## Diagram: Question Prompt Annotation Example
### Overview
The image is a technical diagram illustrating a text annotation or evaluation scheme. It displays a "Question prompt" with an example sentence and multiple-choice answers, where specific words and phrases are underlined in different colors to indicate various types of errors or annotations. A legend on the right explains the color-coding system.
### Components/Axes
The diagram is divided into two primary regions:
1. **Left Region (Main Content):** Contains the annotated text example.
* **Header:** The text "Question prompt" is centered at the top.
* **Structure Labels:** Two labels, "Activity label" and "Context," are positioned above the example sentence, connected by a bracket line indicating they are components of the prompt.
* **Example Sentence:** "Clean and jerk: Women are in the background of a gym lifting weights. Man"
* **Numbered Options:** Four numbered answer choices follow the example sentence.
* **Annotations:** Various words and phrases within the sentence and options are underlined with colored lines. A green checkmark (✓) appears next to option 1.
* **Highlighting:** The phrase "Text removed in zero-prompt" is highlighted with a gray background.
2. **Right Region (Legend):** A rounded rectangle containing the annotation key.
* **Symbols & Labels:**
* A green checkmark (✓) labeled "correct answer"
* A red line labeled "ungrammatical"
* An orange line labeled "typos"
* A blue line labeled "nonsense"
* A gray highlight box labeled "Text removed in zero-prompt"
### Detailed Analysis
**Annotated Text Transcription & Color-Coding:**
* **Example Sentence:** "Clean and jerk: Women are in the background of a gym lifting weights. Man"
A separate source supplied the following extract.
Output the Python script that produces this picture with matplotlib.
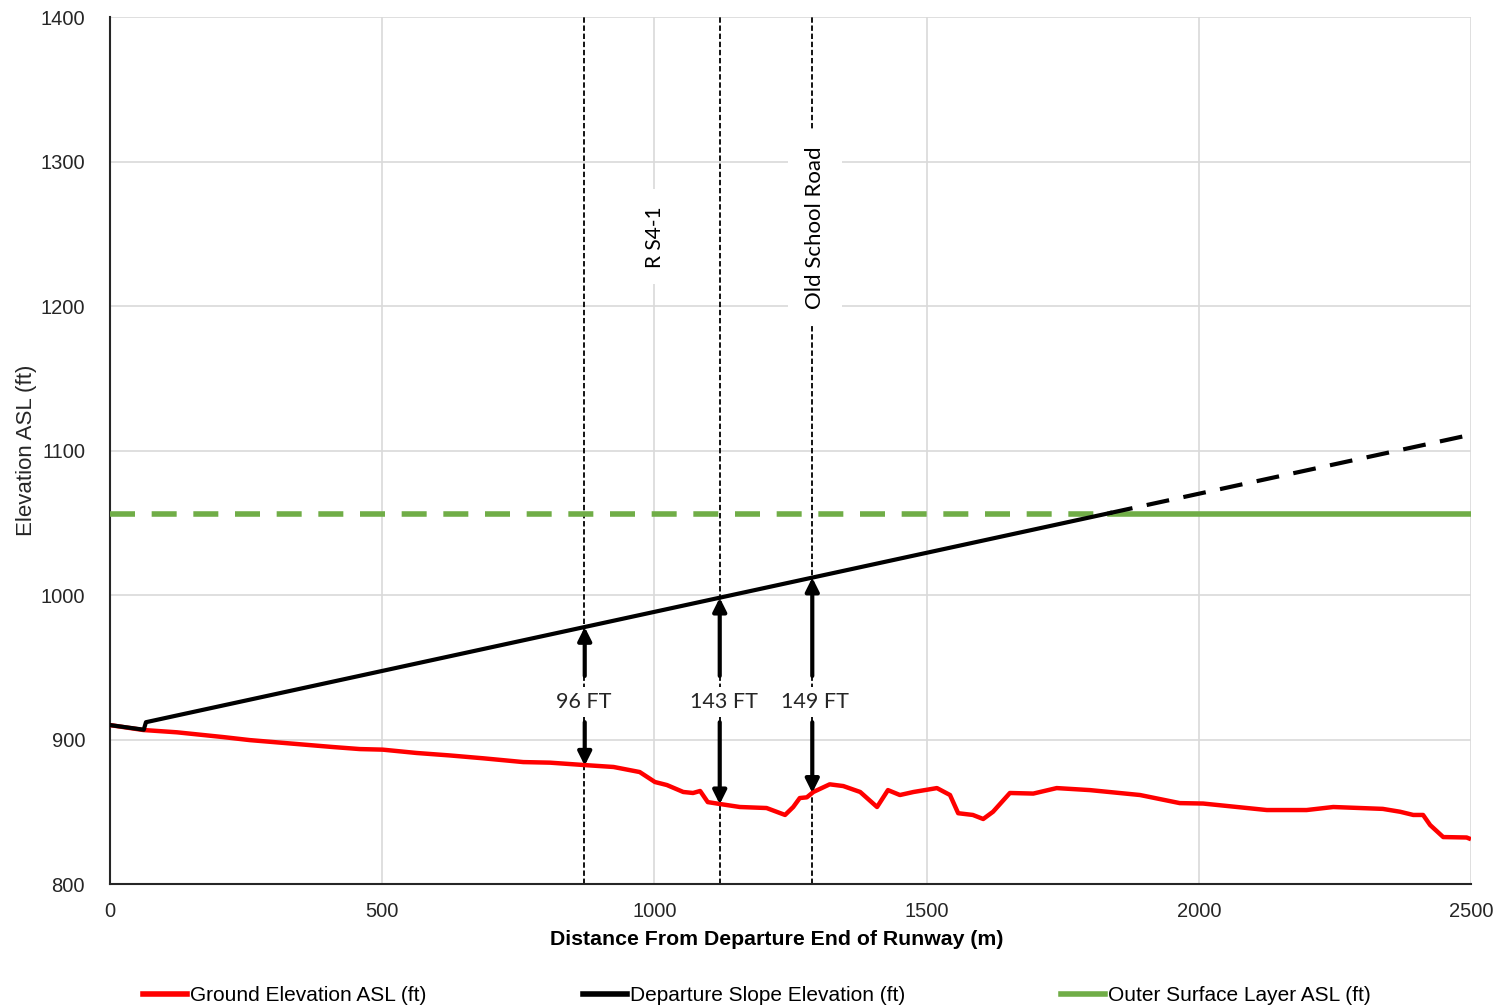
import matplotlib.pyplot as plt
import numpy as np

# Ground profile along the departure path (distance m, elevation ft)
ground_x = [0, 61, 123, 208, 257, 410, 459, 501, 563, 624, 686, 759, 808, 869,
            925, 973, 1001, 1023, 1053, 1071, 1084, 1098, 1120, 1157, 1206, 1240,
            1255, 1267, 1280, 1292, 1322, 1347, 1378, 1409, 1429, 1451, 1476, 1519,
            1543, 1558, 1585, 1604, 1622, 1653, 1696, 1739, 1800, 1892, 1965, 2008,
            2125, 2198, 2247, 2338, 2370, 2394, 2412, 2425, 2449, 2492, 2500]
ground_y = [910, 906.6, 905, 901.7, 899.6, 894.8, 893.4, 893, 890.7, 889, 887, 884.4, 884, 882.4,
            881, 877.5, 870.6, 868.5, 863.7, 863, 864.4, 856.7, 855.4, 853.3, 852.6, 847.8,
            853.3, 859.5, 860, 863.7, 869, 867.8, 863.7, 853.3, 865, 861.6, 863.7, 866.4,
            861.6, 849, 847.8, 845, 850, 863, 862.6, 866.4, 865, 861.6, 856, 855.7,
            851.2, 851.2, 853.3, 852, 850, 847.8, 847.8, 840.8, 832.5, 832.2, 831]

# Departure slope (solid up to the outer surface, dashed beyond)
slope_x = [0, 62, 66, 1837]
slope_y = [910, 906.8, 912, 1056.8]
slope_ext_x = [1837, 2500]
slope_ext_y = [1056.8, 1111]

# Outer surface layer
osl_elev = 1056
osl_break = 1837

# Obstacles / crossings and clearances
marker_x = [870, 1120, 1290]
clear_x = [872, 1120, 1290]
clear_ft = [96, 143, 149]

plt.rcParams['font.family'] = ['Liberation Sans', 'DejaVu Sans']

fig = plt.figure(figsize=(15.05, 10.08), dpi=100)
ax = fig.add_axes([0.0731, 0.123, 0.9043, 0.860])

ax.plot(ground_x, ground_y, color='#ff0000', lw=3.2, zorder=4, solid_capstyle='butt')
ax.plot(slope_x, slope_y, color='black', lw=3, zorder=5)
ax.plot(slope_ext_x, slope_ext_y, color='black', lw=3, zorder=5, dashes=(5.5, 3.5))
ax.plot([0, osl_break], [osl_elev, osl_elev], color='#70ad47', lw=4, zorder=3, dashes=(4.5, 3))
ax.plot([osl_break, 2500], [osl_elev, osl_elev], color='#70ad47', lw=4, zorder=3)

for x in marker_x:
    ax.axvline(x, color='black', lw=1.3, dashes=(3, 1.5), zorder=2)

lab_font = ['Lato', 'DejaVu Sans']
ax.text(1001, 1248, 'R S4-1', rotation=90, ha='center', va='center', fontsize=15,
        family=lab_font, zorder=6,
        bbox=dict(boxstyle='square,pad=0.8', facecolor='white', edgecolor='none'))
ax.text(1295, 1254, 'Old School Road', rotation=90, ha='center', va='center', fontsize=16,
        family=lab_font, zorder=6,
        bbox=dict(boxstyle='square,pad=0.75', facecolor='white', edgecolor='none'))

# clearance arrows between ground and the slope
sx = np.array(slope_x + slope_ext_x[1:])
sy = np.array(slope_y + slope_ext_y[1:])
label_x = [870, 1127, 1295]
for x, lx, c in zip(clear_x, label_x, clear_ft):
    top = np.interp(x, sx, sy)
    bot = top - c
    arrow = dict(arrowstyle='-|>', lw=3, color='black', mutation_scale=20,
                 shrinkA=0, shrinkB=0)
    ax.annotate('', xy=(x, top), xytext=(x, 944), arrowprops=arrow, zorder=7)
    ax.annotate('', xy=(x, bot), xytext=(x, 912), arrowprops=arrow, zorder=7)
    ax.text(lx, 926, f'{c} FT', ha='center', va='center', fontsize=15.5,
            family=lab_font, color='#262626', zorder=7,
            bbox=dict(boxstyle='square,pad=0.25', facecolor='white', edgecolor='none'))

ax.set_xlim(0, 2500)
ax.set_ylim(800, 1400)
ax.set_xticks(np.arange(0, 2501, 500))
ax.set_yticks(np.arange(800, 1401, 100))
ax.grid(True, color='#d9d9d9', lw=1.2, zorder=0)
ax.set_axisbelow(True)
ax.tick_params(length=0, labelsize=14.5, colors='#262626')
ax.tick_params(axis='y', pad=18)
ax.tick_params(axis='x', pad=13)
for side in ['top', 'right']:
    ax.spines[side].set_visible(False)
for side in ['left', 'bottom']:
    ax.spines[side].set_color('#262626')
    ax.spines[side].set_linewidth(1.5)

ax.set_xlabel('Distance From Departure End of Runway (m)', fontsize=15.3, fontweight='bold')
ax.set_ylabel('Elevation ASL (ft)', fontsize=16, color='#262626')
ax.xaxis.set_label_coords(0.49, -0.053)
ax.yaxis.set_label_coords(-0.054, 0.5)

handles = [plt.Line2D([], [], color='#ff0000', lw=4),
           plt.Line2D([], [], color='black', lw=4),
           plt.Line2D([], [], color='#70ad47', lw=4)]
names = ['Ground Elevation ASL (ft)', 'Departure Slope Elevation (ft)', 'Outer Surface Layer ASL (ft)']
fig.legend(handles, names, loc='center', bbox_to_anchor=(0.503, 0.012), ncol=3, frameon=False,
           prop={'family': ['Liberation Sans Narrow', 'Liberation Sans'], 'size': 15},
           handlelength=2.1, handletextpad=0.15, columnspacing=7.5)

fig.savefig('out.png', dpi=100)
* "in the background" is underlined in **blue** (nonsense).
* "Man" is underlined in **red** (ungrammatical).
* **Option 1:** "is preparing himself to lift weigh and stands in front of weight."
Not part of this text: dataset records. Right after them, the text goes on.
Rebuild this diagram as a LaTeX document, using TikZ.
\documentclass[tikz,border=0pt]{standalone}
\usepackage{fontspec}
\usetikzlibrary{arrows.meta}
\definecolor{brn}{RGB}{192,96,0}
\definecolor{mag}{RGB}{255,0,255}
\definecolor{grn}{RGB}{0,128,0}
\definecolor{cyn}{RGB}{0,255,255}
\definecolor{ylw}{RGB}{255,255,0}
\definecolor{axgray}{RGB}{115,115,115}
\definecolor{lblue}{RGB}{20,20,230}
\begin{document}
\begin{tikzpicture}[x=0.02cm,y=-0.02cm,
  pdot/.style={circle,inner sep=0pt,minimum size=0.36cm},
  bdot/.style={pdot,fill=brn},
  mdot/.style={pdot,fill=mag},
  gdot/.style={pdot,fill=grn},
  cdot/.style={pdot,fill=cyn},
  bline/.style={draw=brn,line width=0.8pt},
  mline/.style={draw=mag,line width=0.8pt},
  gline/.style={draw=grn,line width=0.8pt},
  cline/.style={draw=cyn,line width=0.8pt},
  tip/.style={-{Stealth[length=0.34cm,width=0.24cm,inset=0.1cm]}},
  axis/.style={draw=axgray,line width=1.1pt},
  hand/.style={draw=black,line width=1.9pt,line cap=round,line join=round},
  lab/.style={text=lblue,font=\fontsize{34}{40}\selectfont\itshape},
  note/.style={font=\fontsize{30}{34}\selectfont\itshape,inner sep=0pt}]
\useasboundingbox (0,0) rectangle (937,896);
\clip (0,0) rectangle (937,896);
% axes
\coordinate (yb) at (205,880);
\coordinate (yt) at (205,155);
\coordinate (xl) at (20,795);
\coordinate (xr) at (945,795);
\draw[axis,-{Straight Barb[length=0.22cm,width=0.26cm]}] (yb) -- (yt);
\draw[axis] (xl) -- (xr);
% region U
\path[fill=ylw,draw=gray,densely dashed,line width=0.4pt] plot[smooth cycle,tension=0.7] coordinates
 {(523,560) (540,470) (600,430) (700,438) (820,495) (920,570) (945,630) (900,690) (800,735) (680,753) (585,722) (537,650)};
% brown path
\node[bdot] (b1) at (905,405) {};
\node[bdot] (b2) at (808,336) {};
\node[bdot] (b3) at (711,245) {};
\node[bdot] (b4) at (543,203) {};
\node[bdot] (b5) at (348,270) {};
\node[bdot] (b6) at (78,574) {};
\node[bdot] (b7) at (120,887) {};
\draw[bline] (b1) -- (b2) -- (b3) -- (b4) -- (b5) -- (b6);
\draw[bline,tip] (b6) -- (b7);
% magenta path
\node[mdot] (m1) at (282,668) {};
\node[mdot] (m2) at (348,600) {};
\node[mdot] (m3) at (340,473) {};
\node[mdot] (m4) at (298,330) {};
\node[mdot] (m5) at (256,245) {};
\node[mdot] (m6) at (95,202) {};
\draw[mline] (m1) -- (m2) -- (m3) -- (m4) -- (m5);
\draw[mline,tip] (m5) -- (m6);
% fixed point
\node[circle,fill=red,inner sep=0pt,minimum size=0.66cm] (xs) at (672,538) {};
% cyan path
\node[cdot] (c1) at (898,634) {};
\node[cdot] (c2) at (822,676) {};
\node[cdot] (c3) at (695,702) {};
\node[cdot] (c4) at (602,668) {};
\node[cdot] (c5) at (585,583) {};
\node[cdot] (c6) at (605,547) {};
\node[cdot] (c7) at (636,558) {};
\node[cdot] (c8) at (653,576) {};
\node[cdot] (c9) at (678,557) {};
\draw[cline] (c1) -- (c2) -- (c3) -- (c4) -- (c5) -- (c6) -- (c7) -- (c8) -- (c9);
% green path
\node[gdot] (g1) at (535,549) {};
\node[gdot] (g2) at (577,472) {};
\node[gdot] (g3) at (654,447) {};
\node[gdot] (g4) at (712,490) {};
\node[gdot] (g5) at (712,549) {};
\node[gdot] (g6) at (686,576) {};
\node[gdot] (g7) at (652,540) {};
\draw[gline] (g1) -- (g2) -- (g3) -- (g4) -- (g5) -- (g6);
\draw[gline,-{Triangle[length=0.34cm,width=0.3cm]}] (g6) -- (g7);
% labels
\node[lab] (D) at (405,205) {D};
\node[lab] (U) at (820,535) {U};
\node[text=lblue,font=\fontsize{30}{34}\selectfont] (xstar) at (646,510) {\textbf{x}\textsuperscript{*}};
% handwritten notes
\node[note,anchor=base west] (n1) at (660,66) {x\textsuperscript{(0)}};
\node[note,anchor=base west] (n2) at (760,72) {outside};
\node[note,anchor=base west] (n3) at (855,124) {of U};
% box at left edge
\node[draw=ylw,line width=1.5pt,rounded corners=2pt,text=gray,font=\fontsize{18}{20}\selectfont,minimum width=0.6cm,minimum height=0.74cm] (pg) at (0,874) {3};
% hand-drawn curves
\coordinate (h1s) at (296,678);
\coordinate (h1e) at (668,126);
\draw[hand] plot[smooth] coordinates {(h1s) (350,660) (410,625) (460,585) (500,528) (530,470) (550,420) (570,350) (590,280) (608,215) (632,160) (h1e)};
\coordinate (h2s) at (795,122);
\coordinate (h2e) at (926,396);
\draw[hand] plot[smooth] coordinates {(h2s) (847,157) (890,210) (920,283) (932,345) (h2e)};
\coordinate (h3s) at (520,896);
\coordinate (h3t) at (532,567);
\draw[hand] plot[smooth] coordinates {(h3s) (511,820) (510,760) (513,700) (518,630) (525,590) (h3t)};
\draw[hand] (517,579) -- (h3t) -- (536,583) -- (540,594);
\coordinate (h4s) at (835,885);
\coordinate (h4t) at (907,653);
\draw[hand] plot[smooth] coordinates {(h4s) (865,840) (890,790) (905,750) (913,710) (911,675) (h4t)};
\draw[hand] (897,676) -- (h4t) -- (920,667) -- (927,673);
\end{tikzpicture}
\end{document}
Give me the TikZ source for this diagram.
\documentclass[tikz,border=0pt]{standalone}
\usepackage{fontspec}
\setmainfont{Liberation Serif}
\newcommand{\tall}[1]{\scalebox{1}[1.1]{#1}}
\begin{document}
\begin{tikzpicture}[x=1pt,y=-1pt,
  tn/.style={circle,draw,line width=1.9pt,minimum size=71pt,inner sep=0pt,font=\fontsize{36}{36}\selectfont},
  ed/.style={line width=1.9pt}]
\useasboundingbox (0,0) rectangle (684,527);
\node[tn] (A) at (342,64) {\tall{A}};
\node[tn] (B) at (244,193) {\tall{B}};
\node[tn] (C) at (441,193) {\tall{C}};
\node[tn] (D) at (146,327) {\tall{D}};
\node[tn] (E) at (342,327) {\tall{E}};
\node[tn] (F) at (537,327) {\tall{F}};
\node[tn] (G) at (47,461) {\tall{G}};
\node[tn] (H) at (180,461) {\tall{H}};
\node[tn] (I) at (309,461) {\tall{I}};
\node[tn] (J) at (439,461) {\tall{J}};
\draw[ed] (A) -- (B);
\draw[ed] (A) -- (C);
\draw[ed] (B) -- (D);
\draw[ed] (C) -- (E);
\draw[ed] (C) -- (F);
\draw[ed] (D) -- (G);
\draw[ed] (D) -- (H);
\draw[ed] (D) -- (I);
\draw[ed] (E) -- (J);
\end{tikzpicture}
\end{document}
* "weigh" is underlined in **orange** (typo).
* "weight." is underlined in **red** (ungrammatical).
* A **green checkmark (✓)** is placed at the end of the line, indicating this is the correct answer.
* **Option 2:** "is boxing with woman in an arena."
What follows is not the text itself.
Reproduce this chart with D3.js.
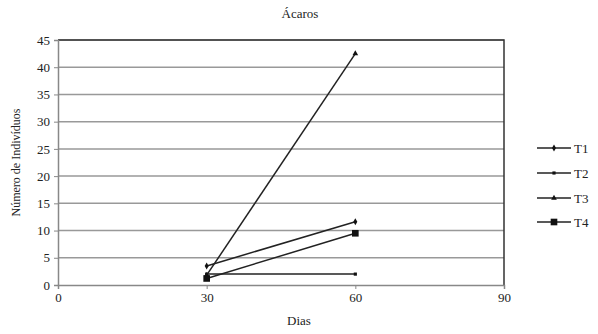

* "woman" is underlined in **red** (ungrammatical).
* **Option 3:** "is running in a marathon in a large arena and people is standing around."
* "in" is underlined in **red** (ungrammatical).
* "is" is underlined in **red** (ungrammatical).
* **Option 4:** "is standing in front of a woman doing weight lifting with camera around a table."
* "with camera" is underlined in **red** (ungrammatical).
* "around a table." is underlined in **blue** (nonsense).
* **Zero-Prompt Note:** The phrase "Text removed in zero-prompt" is displayed with a **gray background highlight**. This label is positioned in the bottom-right of the left region, below the options.
### Key Observations
1. **Multi-Layer Annotation:** The diagram demonstrates a system where a single text can have multiple, overlapping annotations (e.g., a word can be both ungrammatical and part of a nonsense phrase).
2. **Error Typology:** It defines four distinct categories for annotation: correctness, grammaticality, typographical accuracy, and semantic plausibility ("nonsense").
3. **Contextual Example:** The chosen example ("Clean and jerk") suggests the domain may be related to activity recognition, video captioning, or visual question answering, where descriptions of scenes are evaluated.
4. **Spatial Layout:** The legend is placed to the right of the main content for easy reference. The structural labels ("Activity label", "Context") are placed directly above the relevant text segments they describe.
### Interpretation
This diagram serves as a **specification or training guide for a text annotation task**, likely for evaluating machine-generated descriptions or answers. It defines a precise schema for human annotators to flag different types of errors in text.
* **Purpose:** The system is designed to move beyond a simple "correct/incorrect" binary. It provides granular feedback on *why* a text is flawed—whether due to grammatical rules, spelling, or factual/logical coherence with the given context ("Clean and jerk").
* **"Zero-Prompt" Context:** The highlighted note "Text removed in zero-prompt" is a critical clue. It implies there are different experimental conditions. A "zero-prompt" condition likely involves evaluating the model's output without providing the initial "Activity label" and "Context" (the gray-highlighted text in the example). This diagram shows what text is *removed* for that condition, allowing for a comparison of model performance with and without explicit context.
* **Underlying Workflow:** The presence of a "correct answer" (option 1) among flawed options indicates this could be an example from a dataset used to train or test a model's ability to select the most appropriate description, with the annotations explaining why the other options are inferior. The meticulous error tagging suggests the data is used for fine-grained analysis or to train models that can understand and generate text with fewer specific error types.